Al emprender la purificación del benceno, bromo, sulfuro de carbono, alcohol y demás substancias, Baker sabía ya que del agua, de los insignificantes indicios de agua que las substancias van absorbiendo de la atmósfera, no podría deshacerse.
Así, pues, la premisa principal era la siguiente: todos los compuestos químicos descritos hasta la fecha, por muy puros que se les considere, siempre contienen ciertos vestigios de agua, aunque sea en proporciones despreciables. Y la finalidad del experimento era: preparar varias substancias absolutamente (¡absolutamente!) puras.
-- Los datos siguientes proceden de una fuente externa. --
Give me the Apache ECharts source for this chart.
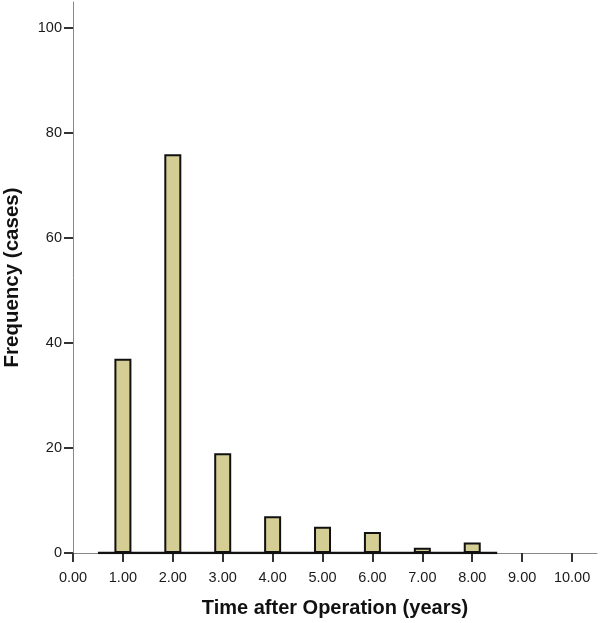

Para ello, los líquidos purificados cuidadosamente por el procedimiento ordinario y envasados después, juntamente con pentóxido de fósforo, en ampolletas de vidrio cerradas a la llama, fueron guardados en los cajones de la mesa de trabajo.
En el diario de laboratorio se hizo la siguiente inscripción: 27 de noviembre de 1913. Y después: enero… marzo… junio… de 1914. Aquí se interrumpían los apuntes.
Había empezado la primera guerra mundial. En aquellos tiempos tan tormentosos, Baker no podía ni pensar siquiera en sus ampolletas. Los gobiernos imperialistas exigían de los químicos nuevos explosivos y gases de guerra. Y Baker sólo pudo reanudar el experimento a los nueve años de haberlas cerrado.
Preguntas y más preguntas…
Aquellas ampolletas fueron abiertas en 1922. Su deshermetización se efectuó en unas condiciones que excluían la presencia de humedad: todos ios recipientes fueron secados con sumo esmero, y el corte de las ampolletas se realizó en inmersión de mercurio.